▸ Given records
* start *

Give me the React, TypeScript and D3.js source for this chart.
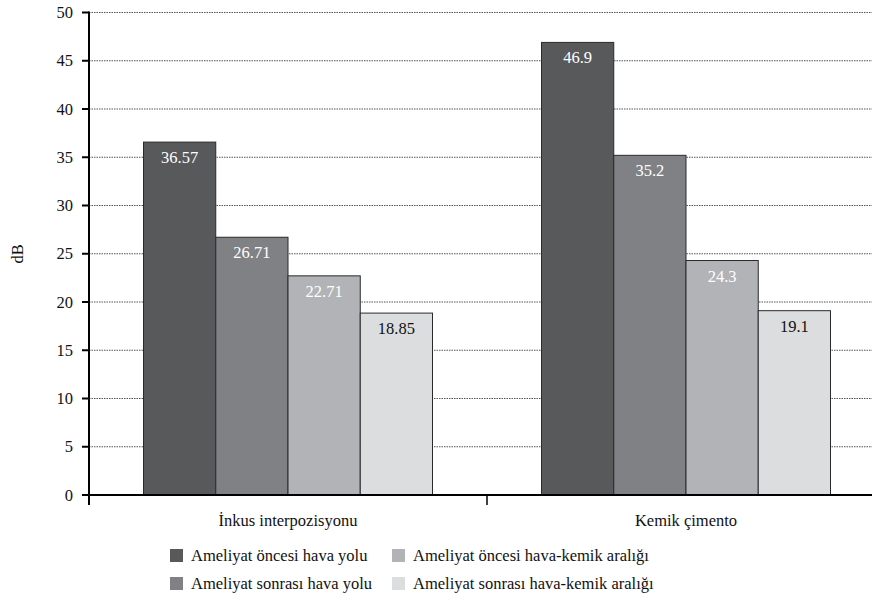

* end *
* start *

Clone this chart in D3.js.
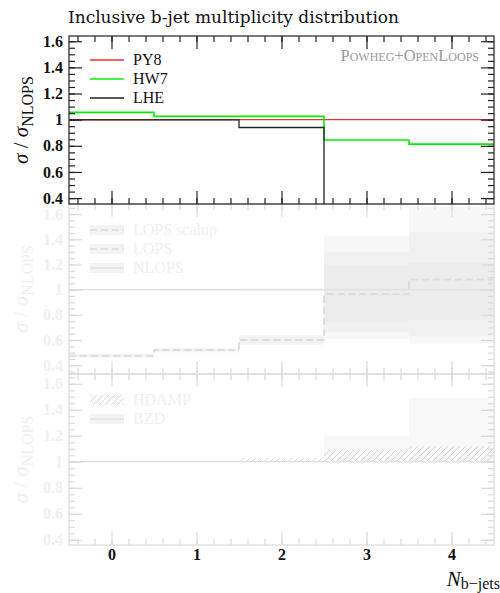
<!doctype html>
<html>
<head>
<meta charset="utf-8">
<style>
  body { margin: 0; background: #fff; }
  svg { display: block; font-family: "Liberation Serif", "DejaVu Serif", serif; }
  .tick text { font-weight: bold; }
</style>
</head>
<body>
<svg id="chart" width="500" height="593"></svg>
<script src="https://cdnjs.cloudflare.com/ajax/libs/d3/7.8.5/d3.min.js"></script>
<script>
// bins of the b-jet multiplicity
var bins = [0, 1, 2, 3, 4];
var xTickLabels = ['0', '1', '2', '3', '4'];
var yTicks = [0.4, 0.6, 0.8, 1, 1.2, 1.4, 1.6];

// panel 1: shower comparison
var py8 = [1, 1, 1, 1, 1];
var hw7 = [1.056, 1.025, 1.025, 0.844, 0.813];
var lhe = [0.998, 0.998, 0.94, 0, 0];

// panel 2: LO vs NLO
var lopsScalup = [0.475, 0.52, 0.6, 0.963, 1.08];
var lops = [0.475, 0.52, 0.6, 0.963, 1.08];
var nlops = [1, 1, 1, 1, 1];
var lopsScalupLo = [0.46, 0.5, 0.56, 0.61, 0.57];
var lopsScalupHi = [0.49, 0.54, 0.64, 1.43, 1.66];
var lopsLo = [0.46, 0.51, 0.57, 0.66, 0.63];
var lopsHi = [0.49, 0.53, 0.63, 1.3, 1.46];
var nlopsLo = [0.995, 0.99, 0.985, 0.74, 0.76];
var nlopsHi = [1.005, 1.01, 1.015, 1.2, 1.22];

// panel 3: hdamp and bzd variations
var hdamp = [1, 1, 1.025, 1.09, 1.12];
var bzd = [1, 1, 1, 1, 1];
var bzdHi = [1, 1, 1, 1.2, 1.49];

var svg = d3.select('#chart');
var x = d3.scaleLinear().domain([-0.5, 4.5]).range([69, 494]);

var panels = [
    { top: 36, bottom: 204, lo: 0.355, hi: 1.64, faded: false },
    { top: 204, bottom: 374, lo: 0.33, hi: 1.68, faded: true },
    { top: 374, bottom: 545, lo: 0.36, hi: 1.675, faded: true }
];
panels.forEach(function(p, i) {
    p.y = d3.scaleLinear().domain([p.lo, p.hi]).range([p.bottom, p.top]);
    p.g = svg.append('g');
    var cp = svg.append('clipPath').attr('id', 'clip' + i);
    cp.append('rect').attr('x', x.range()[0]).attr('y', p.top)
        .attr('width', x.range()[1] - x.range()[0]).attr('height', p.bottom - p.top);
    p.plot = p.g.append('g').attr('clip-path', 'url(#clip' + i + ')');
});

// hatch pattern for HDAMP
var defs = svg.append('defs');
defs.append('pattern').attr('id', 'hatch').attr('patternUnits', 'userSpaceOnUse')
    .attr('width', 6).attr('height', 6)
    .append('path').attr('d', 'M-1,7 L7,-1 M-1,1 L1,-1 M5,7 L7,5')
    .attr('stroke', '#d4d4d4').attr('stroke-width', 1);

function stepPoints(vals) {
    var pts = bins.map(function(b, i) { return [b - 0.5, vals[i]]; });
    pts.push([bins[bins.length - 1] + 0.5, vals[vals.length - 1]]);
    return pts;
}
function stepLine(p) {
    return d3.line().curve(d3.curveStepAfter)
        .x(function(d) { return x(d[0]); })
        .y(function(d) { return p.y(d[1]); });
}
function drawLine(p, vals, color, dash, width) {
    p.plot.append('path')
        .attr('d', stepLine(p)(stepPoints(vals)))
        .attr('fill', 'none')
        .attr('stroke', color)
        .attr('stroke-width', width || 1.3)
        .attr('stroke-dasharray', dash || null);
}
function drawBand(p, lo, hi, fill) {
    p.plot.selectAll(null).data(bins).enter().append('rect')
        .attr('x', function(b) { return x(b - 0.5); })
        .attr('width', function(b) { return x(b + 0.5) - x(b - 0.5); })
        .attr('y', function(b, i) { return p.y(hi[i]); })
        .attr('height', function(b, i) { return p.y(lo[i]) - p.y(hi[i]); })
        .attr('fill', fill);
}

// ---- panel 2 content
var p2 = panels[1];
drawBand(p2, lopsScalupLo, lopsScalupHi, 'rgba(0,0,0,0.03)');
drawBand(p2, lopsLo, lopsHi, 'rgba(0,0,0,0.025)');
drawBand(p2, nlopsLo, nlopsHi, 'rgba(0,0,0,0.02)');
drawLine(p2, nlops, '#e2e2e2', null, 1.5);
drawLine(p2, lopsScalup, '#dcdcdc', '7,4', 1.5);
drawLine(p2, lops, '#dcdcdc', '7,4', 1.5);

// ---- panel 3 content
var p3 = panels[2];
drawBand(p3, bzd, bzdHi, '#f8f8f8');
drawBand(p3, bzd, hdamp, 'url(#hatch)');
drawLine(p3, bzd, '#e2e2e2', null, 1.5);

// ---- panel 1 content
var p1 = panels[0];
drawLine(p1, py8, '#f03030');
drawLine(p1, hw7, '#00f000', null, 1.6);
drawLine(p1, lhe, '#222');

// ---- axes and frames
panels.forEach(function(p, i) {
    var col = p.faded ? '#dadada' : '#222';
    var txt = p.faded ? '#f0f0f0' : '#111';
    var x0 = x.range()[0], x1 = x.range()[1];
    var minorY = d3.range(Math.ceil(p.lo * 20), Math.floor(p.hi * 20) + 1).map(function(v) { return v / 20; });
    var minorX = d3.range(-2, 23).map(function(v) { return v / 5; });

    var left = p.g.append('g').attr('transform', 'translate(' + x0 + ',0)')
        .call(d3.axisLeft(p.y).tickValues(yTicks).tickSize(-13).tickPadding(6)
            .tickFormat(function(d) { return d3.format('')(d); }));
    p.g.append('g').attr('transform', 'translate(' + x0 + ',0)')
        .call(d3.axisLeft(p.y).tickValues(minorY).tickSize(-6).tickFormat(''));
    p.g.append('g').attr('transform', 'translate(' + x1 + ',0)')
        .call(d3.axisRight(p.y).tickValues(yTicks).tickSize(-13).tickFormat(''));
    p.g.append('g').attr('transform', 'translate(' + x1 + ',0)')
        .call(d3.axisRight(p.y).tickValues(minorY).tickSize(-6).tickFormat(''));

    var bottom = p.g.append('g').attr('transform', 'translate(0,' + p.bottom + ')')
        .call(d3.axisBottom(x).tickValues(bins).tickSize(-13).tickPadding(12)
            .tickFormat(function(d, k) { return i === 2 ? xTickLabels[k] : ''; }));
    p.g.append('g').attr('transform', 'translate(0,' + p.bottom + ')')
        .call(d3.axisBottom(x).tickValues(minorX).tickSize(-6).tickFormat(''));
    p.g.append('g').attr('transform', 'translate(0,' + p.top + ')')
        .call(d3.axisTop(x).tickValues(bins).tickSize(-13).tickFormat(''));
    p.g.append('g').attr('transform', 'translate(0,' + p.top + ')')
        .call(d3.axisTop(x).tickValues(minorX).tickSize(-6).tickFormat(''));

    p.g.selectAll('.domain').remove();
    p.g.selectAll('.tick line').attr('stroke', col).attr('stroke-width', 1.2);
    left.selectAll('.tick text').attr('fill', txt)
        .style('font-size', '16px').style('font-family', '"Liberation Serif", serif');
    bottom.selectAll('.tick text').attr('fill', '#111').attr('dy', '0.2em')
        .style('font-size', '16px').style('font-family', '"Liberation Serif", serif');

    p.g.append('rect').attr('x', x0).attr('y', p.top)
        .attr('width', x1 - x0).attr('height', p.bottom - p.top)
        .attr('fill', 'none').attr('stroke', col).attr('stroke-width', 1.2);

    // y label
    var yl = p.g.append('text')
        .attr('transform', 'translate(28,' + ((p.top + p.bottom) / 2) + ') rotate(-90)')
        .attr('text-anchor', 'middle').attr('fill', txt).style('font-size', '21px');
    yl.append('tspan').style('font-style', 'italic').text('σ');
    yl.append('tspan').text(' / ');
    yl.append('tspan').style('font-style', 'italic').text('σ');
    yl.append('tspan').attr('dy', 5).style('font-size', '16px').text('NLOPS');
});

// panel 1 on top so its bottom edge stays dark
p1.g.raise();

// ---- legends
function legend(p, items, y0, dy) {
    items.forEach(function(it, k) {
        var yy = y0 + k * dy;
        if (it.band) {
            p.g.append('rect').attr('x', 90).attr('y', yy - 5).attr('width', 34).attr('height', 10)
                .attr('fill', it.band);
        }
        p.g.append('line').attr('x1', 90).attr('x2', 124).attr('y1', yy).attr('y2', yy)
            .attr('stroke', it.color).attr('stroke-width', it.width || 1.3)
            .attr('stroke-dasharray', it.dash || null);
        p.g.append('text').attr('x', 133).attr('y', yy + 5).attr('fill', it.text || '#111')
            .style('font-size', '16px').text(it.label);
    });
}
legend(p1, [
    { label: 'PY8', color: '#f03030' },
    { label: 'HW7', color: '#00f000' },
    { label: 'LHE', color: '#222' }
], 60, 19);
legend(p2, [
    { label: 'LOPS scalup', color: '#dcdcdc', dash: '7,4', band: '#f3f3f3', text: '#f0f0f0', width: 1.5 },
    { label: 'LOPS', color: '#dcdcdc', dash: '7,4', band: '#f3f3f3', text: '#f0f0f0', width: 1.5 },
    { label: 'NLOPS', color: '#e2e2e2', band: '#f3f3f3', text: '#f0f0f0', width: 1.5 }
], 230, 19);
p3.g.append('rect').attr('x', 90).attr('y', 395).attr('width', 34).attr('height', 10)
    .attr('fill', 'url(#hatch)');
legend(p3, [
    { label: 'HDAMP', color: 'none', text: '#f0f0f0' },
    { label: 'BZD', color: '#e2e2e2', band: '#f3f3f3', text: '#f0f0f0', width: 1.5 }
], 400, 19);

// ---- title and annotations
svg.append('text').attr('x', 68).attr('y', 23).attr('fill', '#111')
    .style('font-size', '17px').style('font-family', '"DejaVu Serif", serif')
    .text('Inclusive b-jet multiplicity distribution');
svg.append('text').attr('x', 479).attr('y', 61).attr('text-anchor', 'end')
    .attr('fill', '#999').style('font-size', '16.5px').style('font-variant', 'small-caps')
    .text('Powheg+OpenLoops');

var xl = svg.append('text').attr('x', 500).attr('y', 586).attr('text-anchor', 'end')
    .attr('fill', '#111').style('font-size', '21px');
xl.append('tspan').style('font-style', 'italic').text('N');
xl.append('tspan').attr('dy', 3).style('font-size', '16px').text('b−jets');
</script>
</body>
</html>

* end *

▸ Goal of the exercise
Of the lines above, copy only those from the one holding "Clone this chart in D3.js." to the one holding "var lhe = [0.998, 0.998, 0.94, 0, 0];", both included, and exclude every image.

▸ Task answer
Clone this chart in D3.js.
<!doctype html>
<html>
<head>
<meta charset="utf-8">
<style>
  body { margin: 0; background: #fff; }
  svg { display: block; font-family: "Liberation Serif", "DejaVu Serif", serif; }
  .tick text { font-weight: bold; }
</style>
</head>
<body>
<svg id="chart" width="500" height="593"></svg>
<script src="https://cdnjs.cloudflare.com/ajax/libs/d3/7.8.5/d3.min.js"></script>
<script>
// bins of the b-jet multiplicity
var bins = [0, 1, 2, 3, 4];
var xTickLabels = ['0', '1', '2', '3', '4'];
var yTicks = [0.4, 0.6, 0.8, 1, 1.2, 1.4, 1.6];

// panel 1: shower comparison
var py8 = [1, 1, 1, 1, 1];
var hw7 = [1.056, 1.025, 1.025, 0.844, 0.813];
var lhe = [0.998, 0.998, 0.94, 0, 0];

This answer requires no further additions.